Run bentoml serve to start the BentoML server.

$ bentoml serve service:StableDiffusionVideo

2024-02-28T01:01:17+0000 [WARNING] [cli] Converting 'StableDiffusionVideo' to lowercase: 'stablediffusionvideo'.
2024-02-28T01:01:18+0000 [INFO] [cli] Starting production HTTP BentoServer from "service:StableDiffusionVideo" listening on http://localhost:3000 (Press CTRL+C to quit)

The server is active at http://localhost:3000. You can interact with it in different ways.

CURL

curl -X 'POST' \
    'http://localhost:3000/generate' \
    -H 'accept: video/*' \
    -H 'Content-Type: multipart/form-data' \
    -F 'image=@assets/girl-image.png;type=image/png' \
    -o generated.mp4 \
    -F 'decode_chunk_size=2' \
    -F 'seed=null'

Python client

This client returns the image as a Path object. You can use it to access, read, or process the file. See Clients for details.

import bentoml
from pathlib import Path

with bentoml.SyncHTTPClient("http://localhost:3000") as client:
    result = client.generate(
        decode_chunk_size=2,
        image=Path("girl-image.png"),
        seed=0,
    )

Swagger UI

Visit http://localhost:3000, scroll down to Service APIs, click the generate endpoint, specify the parameters, and click Execute.

Expected output:

Deploy to BentoCloud#

After the Service is ready, you can deploy the project to BentoCloud for better management and scalability. Sign up for a BentoCloud account and get $30 in free credits.

First, specify a configuration YAML file (bentofile.yaml) to define the build options for your application.

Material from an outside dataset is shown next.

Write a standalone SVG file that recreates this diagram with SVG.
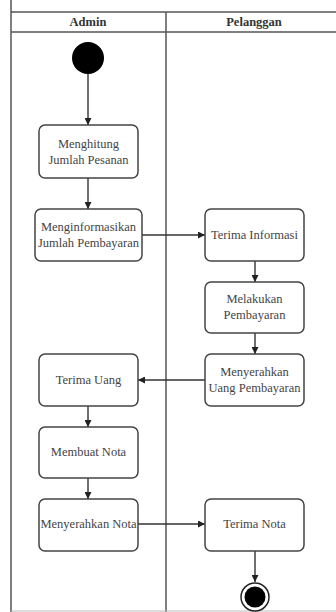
<svg xmlns="http://www.w3.org/2000/svg" width="336" height="612" viewBox="0 0 336 612" font-family="Liberation Serif, Times New Roman, serif">
<defs>
<style>
.lane{stroke:#555;stroke-width:1.5;fill:none}
.box{fill:#fff;stroke:#444;stroke-width:1.5}
.t{font-size:12.5px;fill:#444;text-anchor:middle}
.h{font-size:12.5px;font-weight:bold;fill:#333;text-anchor:middle}
.c{stroke:#333;stroke-width:1.4;fill:none;marker-end:url(#ah)}
</style>
<marker id="ah" viewBox="0 0 10 10" refX="10" refY="5" markerWidth="7" markerHeight="7" markerUnits="userSpaceOnUse" orient="auto">
<path d="M0,0 L10,5 L0,10 z" fill="#222"/>
</marker>
</defs>
<rect width="336" height="612" fill="#fff"/>
<g id="swimlanes">
<line class="lane" x1="11" y1="0" x2="11" y2="612"/>
<line class="lane" x1="11" y1="12" x2="336" y2="12"/>
<line class="lane" x1="11" y1="32" x2="336" y2="32"/>
<line class="lane" x1="166" y1="12" x2="166" y2="612"/>
<line x1="11" y1="611" x2="336" y2="611" stroke="#bbb" stroke-width="1"/>
<text class="h" x="88" y="26">Admin</text>
<text class="h" x="254" y="26">Pelanggan</text>
</g>
<g id="connectors">
<line class="c" x1="88" y1="74" x2="88" y2="125"/>
<line class="c" x1="88" y1="178" x2="88" y2="209"/>
<line class="c" x1="142" y1="235" x2="205" y2="235"/>
<line class="c" x1="255" y1="261" x2="255" y2="282"/>
<line class="c" x1="255" y1="333" x2="255" y2="354"/>
<line class="c" x1="205" y1="380" x2="138" y2="380"/>
<line class="c" x1="88" y1="406" x2="88" y2="427"/>
<line class="c" x1="88" y1="478" x2="88" y2="499"/>
<line class="c" x1="138" y1="524" x2="205" y2="524"/>
<line class="c" x1="255" y1="551" x2="255" y2="582"/>
</g>
<g id="start"><circle cx="88" cy="58" r="16" fill="#000"/></g>
<g id="n1"><rect class="box" x="39" y="125" width="99" height="53" rx="6"/><text class="t" x="88.5" y="148">Menghitung</text><text class="t" x="88.5" y="164">Jumlah Pesanan</text></g>
<g id="n2"><rect class="box" x="35" y="209" width="107" height="52" rx="6"/><text class="t" x="88.5" y="231">Menginformasikan</text><text class="t" x="88.5" y="247">Jumlah Pembayaran</text></g>
<g id="n3"><rect class="box" x="205" y="209" width="99" height="52" rx="6"/><text class="t" x="254.5" y="239">Terima Informasi</text></g>
<g id="n4"><rect class="box" x="205" y="282" width="99" height="51" rx="6"/><text class="t" x="254.5" y="303">Melakukan</text><text class="t" x="254.5" y="319">Pembayaran</text></g>
<g id="n5"><rect class="box" x="205" y="354" width="99" height="52" rx="6"/><text class="t" x="254.5" y="376">Menyerahkan</text><text class="t" x="254.5" y="392">Uang Pembayaran</text></g>
<g id="n6"><rect class="box" x="39" y="354" width="99" height="52" rx="6"/><text class="t" x="88.5" y="384">Terima Uang</text></g>
<g id="n7"><rect class="box" x="39" y="427" width="99" height="51" rx="6"/><text class="t" x="88.5" y="456">Membuat Nota</text></g>
<g id="n8"><rect class="box" x="39" y="499" width="99" height="52" rx="6"/><text class="t" x="88.5" y="528">Menyerahkan Nota</text></g>
<g id="n9"><rect class="box" x="205" y="499" width="99" height="52" rx="6"/><text class="t" x="254.5" y="528">Terima Nota</text></g>
<g id="end"><circle cx="255" cy="597" r="14" fill="#fff" stroke="#222" stroke-width="1.5"/><circle cx="255" cy="597" r="10.5" fill="#000"/></g>
</svg>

It is used for packaging your application into a Bento. Here is an example file in the project:

bentofile.yaml#

service: "service:StableDiffusionVideo"
labels:
  owner: bentoml-team
  project: gallery
include:
  - "*.py"
python:
  requirements_txt: "./requirements.txt"
docker:
  distro: debian
  system_packages:
    - ffmpeg
    - git

Create an API token with Developer Operations Access to log in to BentoCloud, then run the following command to deploy the project.

bentoml deploy .

Once the Deployment is up and running on BentoCloud, you can access it via the exposed URL.

Note

For custom deployment in your own infrastructure, use BentoML to generate an OCI-compliant image.